1. Addition of Rs. 50 Crores as unexplained cash credit under Section 68 of the Income Tax Act, 1961.
2. Onus of proving the identity, creditworthiness, and genuineness of share capital transactions.
3. Justification of high share premium in a closely held company with minimal commercial activity.
4. Discrepancies in documents submitted by the assessee.

Detailed Analysis:

1. Addition of Rs. 50 Crores as Unexplained Cash Credit:

The appellant filed a return of income declaring a total loss of Rs. 10,893/-. Initially, the assessment was completed at a total income of Rs. 1,26,350/-. However, this assessment was set aside under Section 263 by the Pr. Commissioner of Income Tax (Pr. CIT) for inquiries into the share capital received by the assessee.
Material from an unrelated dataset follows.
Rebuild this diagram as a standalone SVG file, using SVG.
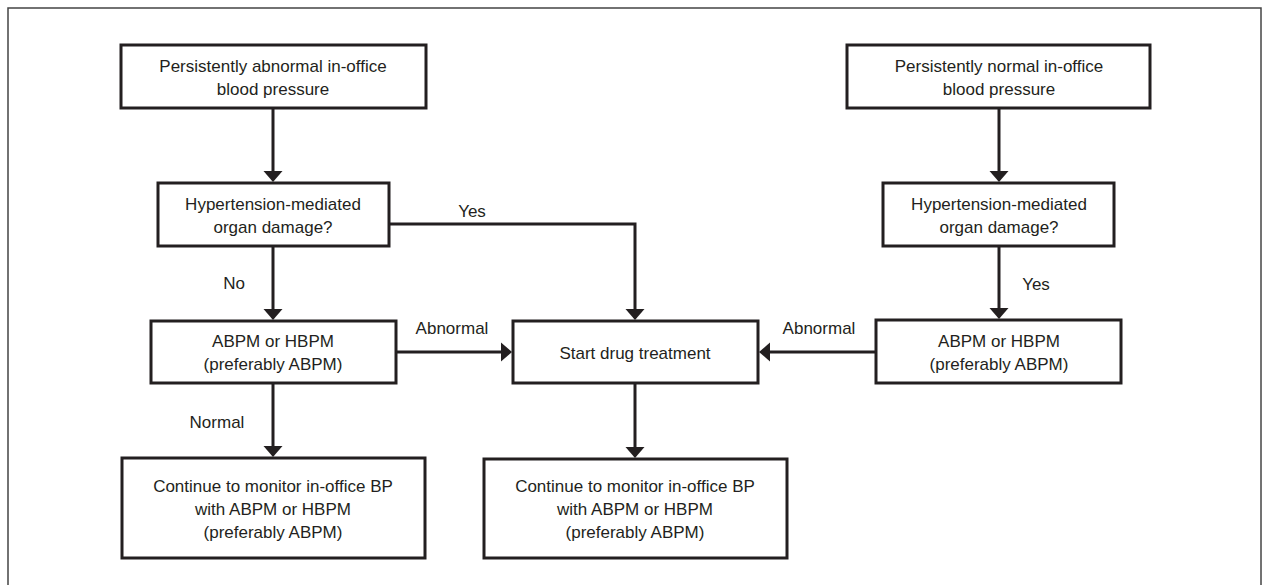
<svg xmlns="http://www.w3.org/2000/svg" width="1266" height="585" viewBox="0 0 1266 585">
  <style>
    .box { fill: #ffffff; stroke: #231f20; stroke-width: 3; }
    .t { font-family: "Liberation Sans", Arial, sans-serif; font-size: 17px; fill: #231f20; text-anchor: middle; }
    .edge { fill: none; stroke: #231f20; stroke-width: 3; marker-end: url(#ah); }
  </style>
  <defs>
    <marker id="ah" markerUnits="userSpaceOnUse" markerWidth="12" markerHeight="20" refX="3" refY="9.5" orient="auto" viewBox="0 0 12 19">
      <path d="M0,0 L11,9.5 L0,19 Z" fill="#231f20"/>
    </marker>
  </defs>
  <rect x="0" y="0" width="1266" height="585" fill="#ffffff"/>
  <rect x="8" y="8" width="1253" height="620" fill="none" stroke="#444444" stroke-width="1.5"/>

  <g id="connectors">
    <path class="edge" d="M273,108 V174"/>
    <path class="edge" d="M273,246 V312"/>
    <path class="edge" d="M389,224 H635 V312"/>
    <path class="edge" d="M396,352 H504"/>
    <path class="edge" d="M273,383 V449"/>
    <path class="edge" d="M635,383 V450"/>
    <path class="edge" d="M999,108 V174"/>
    <path class="edge" d="M999,246 V311"/>
    <path class="edge" d="M876,352 H767"/>
    <text class="t" x="472" y="217">Yes</text>
    <text class="t" x="234" y="289">No</text>
    <text class="t" x="452" y="334">Abnormal</text>
    <text class="t" x="819" y="334">Abnormal</text>
    <text class="t" x="217" y="428">Normal</text>
    <text class="t" x="1036" y="290">Yes</text>
  </g>

  <g id="n1">
    <rect class="box" x="121" y="45" width="305" height="63"/>
    <text class="t" x="273" y="71.5">Persistently abnormal in-office</text>
    <text class="t" x="273" y="94.5">blood pressure</text>
  </g>
  <g id="n2">
    <rect class="box" x="158" y="183" width="231" height="63"/>
    <text class="t" x="273" y="209.5">Hypertension-mediated</text>
    <text class="t" x="273" y="232.5">organ damage?</text>
  </g>
  <g id="n3">
    <rect class="box" x="151" y="321" width="245" height="62"/>
    <text class="t" x="273" y="347">ABPM or HBPM</text>
    <text class="t" x="273" y="370">(preferably ABPM)</text>
  </g>
  <g id="n4">
    <rect class="box" x="513" y="321" width="245" height="62"/>
    <text class="t" x="635" y="358.5">Start drug treatment</text>
  </g>
  <g id="n5">
    <rect class="box" x="122" y="458" width="303" height="100"/>
    <text class="t" x="273" y="491.5">Continue to monitor in-office BP</text>
    <text class="t" x="273" y="514.5">with ABPM or HBPM</text>
    <text class="t" x="273" y="537.5">(preferably ABPM)</text>
  </g>
  <g id="n6">
    <rect class="box" x="484" y="459" width="303" height="99"/>
    <text class="t" x="635" y="492">Continue to monitor in-office BP</text>
    <text class="t" x="635" y="515">with ABPM or HBPM</text>
    <text class="t" x="635" y="538">(preferably ABPM)</text>
  </g>
  <g id="n7">
    <rect class="box" x="847" y="45" width="303" height="63"/>
    <text class="t" x="999" y="71.5">Persistently normal in-office</text>
    <text class="t" x="999" y="94.5">blood pressure</text>
  </g>
  <g id="n8">
    <rect class="box" x="883" y="183" width="231" height="63"/>
    <text class="t" x="999" y="209.5">Hypertension-mediated</text>
    <text class="t" x="999" y="232.5">organ damage?</text>
  </g>
  <g id="n9">
    <rect class="box" x="876" y="320" width="245" height="63"/>
    <text class="t" x="999" y="346.5">ABPM or HBPM</text>
    <text class="t" x="999" y="369.5">(preferably ABPM)</text>
  </g>
</svg>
The assessee had issued 10,000 equity shares at a premium of Rs. 490 per share, totaling Rs. 50 Crores. The Assessing Officer (AO) added this amount under Section 68 after concluding that the identity, creditworthiness, and genuineness of the share subscribers were not established. The Commissioner of Income Tax (Appeals) [CIT(A)] confirmed this addition, noting that the onus to prove the transaction was not discharged by the assessee.

2. Onus of Proving the Identity, Creditworthiness, and Genuineness of Transactions:

The CIT(A) rejected the assessee's claim that the initial AO was satisfied with the documentation provided. The CIT(A) relied on various authorities to demonstrate that the onus to prove the transaction was on the assessee, which was not fulfilled. During the second assessment, summons were issued to 11 shareholders, but only a few responded, and some could not be located. The appellant argued that they had provided necessary documents like bank statements and balance sheets to prove the genuineness of the transactions. However, the AO found discrepancies in the documents submitted.

3. Justification of High Share Premium in a Closely Held Company:

The AO and CIT(A) questioned the justification of a high share premium in a closely held company with minimal commercial activity. The profit and loss account showed minimal revenue, which did not justify a premium of Rs. 490 on a share with a face value of Rs. 10. The Tribunal referenced the case of PCIT vs. BST Infratech Ltd., where the Calcutta High Court upheld the addition under Section 68 for similar reasons. The Tribunal also cited the Supreme Court case of PCIT vs. NRA Iron & Steel (P.) Ltd., which emphasized the need for the assessee to prove the genuineness and creditworthiness of the transactions.

4. Discrepancies in Documents Submitted by the Assessee:

The AO found that some documents claimed to be filed were not present in the assessment records. This discrepancy raised questions about the assessee's conduct and the authenticity of the documents submitted. The Tribunal noted that the voluminous paper book contained documents not before the authorities below, further complicating the case.

Conclusion:

The Tribunal concluded that the assessee failed to discharge the onus of proving the genuineness of the transactions and the creditworthiness of the investors. The financial health of the assessee did not justify the high share premium, and the discrepancies in the documents submitted further weakened the assessee's case. The appeal was dismissed, and the addition of Rs. 50 Crores under Section 68 was confirmed.

Order:

The appeal filed by the assessee is dismissed. Order pronounced in the open Court on 26th July, 2024.